For each of the ambiguous examples in (1), explain whether the example is lexically or structurally ambiguous, or a mixture of both. (Material in parentheses is not itself ambiguous.)

(1) a.   British left waffles on Falkland Islands
b. Complaints about NBA referees growing ugly
c. Drunk gets nine months in violin case
d. Enraged cow injures farmer with ax
e. Hershey bars protest
f. I most enthusiastically recommend this candidate with no qualifications whatsoever.
g. In "What Women Want" (2000), Mel Gibson plays a man who develops the ability to understand what women are thinking after a freak accident.
h. Iraqi head seeks arms
i. Lawyers give poor free legal advice
j. March planned for next August
k. One morning I shot an elephant in my pajamas. (How he got into my pajamas I'll never know.) (Groucho Marx, in Animals Crackers)
l. Prostitutes appeal to Pope
m. Reporter's telegram: How old Cary Grant?
(Grant's reply: Old Cary Grant fine.)
n. Stolen painting found by tree
o. Teacher strikes idle kids
p. The bride was wearing an old lace gown that fell to the floor as she came down the aisle.
q. Time flies like the wind. Fruit flies like a banana. (another Groucho Marx quote)
r. Two sisters reunited after 18 years in checkout counter
s. (Q. What did the Zen master say to the guy at the hot dog stand?)
A. Make me one with everything.


Exercise 1.**

In the text, we showed that sentences are recursive categories. Show that noun phrases and prepositional phrases are recursive categories as well.


Exercise 1.**

Which, if any, of the sentences in (1)-(4) are ungrammatical? Which, if any, are semantically anomalous? Briefly explain.
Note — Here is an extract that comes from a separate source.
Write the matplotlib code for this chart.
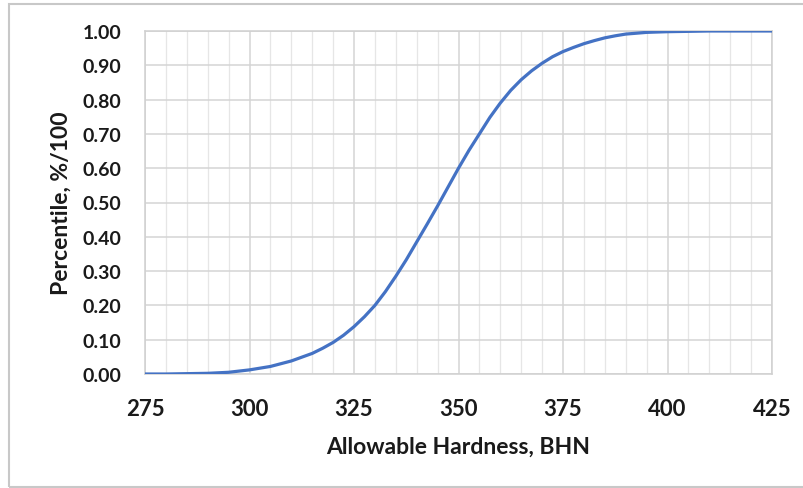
import matplotlib
matplotlib.use("Agg")
import matplotlib.pyplot as plt
from matplotlib.patches import Rectangle
from matplotlib.ticker import MultipleLocator

plt.rcParams['font.family'] = ['Lato', 'DejaVu Sans']

# Cumulative distribution of allowable hardness
hardness = [275, 280, 285, 290, 295, 300, 305, 310, 315, 317.5, 320, 322.5,
            325, 327.5, 330, 332.5, 335, 337.5, 340, 342.5, 345, 347.5, 350, 352.5,
            355, 357.5, 360, 362.5, 365, 367.5, 370, 372.5, 375, 377.5, 380, 382.5,
            385, 387.5, 390, 395, 400, 405, 410, 415, 420, 425]
percentile = [0.000, 0.000, 0.001, 0.002, 0.005, 0.012, 0.022, 0.038, 0.060, 0.075, 0.092, 0.113,
              0.138, 0.167, 0.200, 0.240, 0.285, 0.333, 0.385, 0.437, 0.490, 0.545, 0.600, 0.652,
              0.700, 0.748, 0.790, 0.827, 0.858, 0.884, 0.906, 0.925, 0.940, 0.952, 0.963, 0.972,
              0.980, 0.986, 0.991, 0.996, 0.998, 0.999, 1.000, 1.000, 1.000, 1.000]

x_ticks = [275, 300, 325, 350, 375, 400, 425]
y_ticks = [0.0, 0.1, 0.2, 0.3, 0.4, 0.5, 0.6, 0.7, 0.8, 0.9, 1.0]

W, H = 804, 489
fig = plt.figure(figsize=(W / 100, H / 100), dpi=100)
fig.patch.set_facecolor('white')

# outer chart border
fig.patches.append(Rectangle((9 / W, 1 - 488 / H), 810 / W, 483 / H,
                             transform=fig.transFigure, fill=False,
                             edgecolor='#c8c8c8', linewidth=1.5))

ax = fig.add_axes([145 / W, 1 - 375 / H, 627 / W, 343 / H])
ax.plot(hardness, percentile, color='#4472C4', linewidth=2.3,
        solid_capstyle='round', solid_joinstyle='round', zorder=3)

ax.set_xlim(275, 425)
ax.set_ylim(0, 1.0)
ax.set_xticks(x_ticks)
ax.set_yticks(y_ticks)
ax.set_yticklabels(['{:.2f}'.format(v) for v in y_ticks])
ax.xaxis.set_minor_locator(MultipleLocator(5))

ax.grid(which='major', color='#d4d4d4', linewidth=1.1, zorder=0)
ax.grid(which='minor', axis='x', color='#e6e6e6', linewidth=0.9, zorder=0)
ax.set_axisbelow(True)

for side in ['left', 'right', 'top', 'bottom']:
    ax.spines[side].set_color('#d0d0d0')
    ax.spines[side].set_linewidth(1.1)

ax.tick_params(which='both', length=0)
ax.tick_params(axis='y', pad=17, labelsize=14)
ax.tick_params(axis='x', pad=17, labelsize=16)
for lbl in ax.get_xticklabels() + ax.get_yticklabels():
    lbl.set_fontweight('bold')
    lbl.set_color('#1a1a1a')

ax.set_xlabel('Allowable Hardness, BHN', fontsize=16.5, fontweight='bold',
              color='#1a1a1a', labelpad=12)
ax.set_ylabel('Percentile, %/100', fontsize=16.5, fontweight='bold',
              color='#1a1a1a', labelpad=8)

fig.savefig('out.png', dpi=100)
(1) a.   They decided to go tomorrow yesterday.
b. They decided to go yesterday tomorrow.
(2) a. They decided yesterday to go tomorrow.
b. They decided tomorrow to go yesterday.
(3) a. Yesterday, they decided to go tomorrow.
b. Tomorrow, they decided to go yesterday.
(4)     They decided to go yesterday yesterday.


Problem 1.**

Are structure-dependence and recursion equally basic, or is one more basic than the other? (In other words, is structure-dependence possible without recursion, or recursion without structure-dependence?) Explain.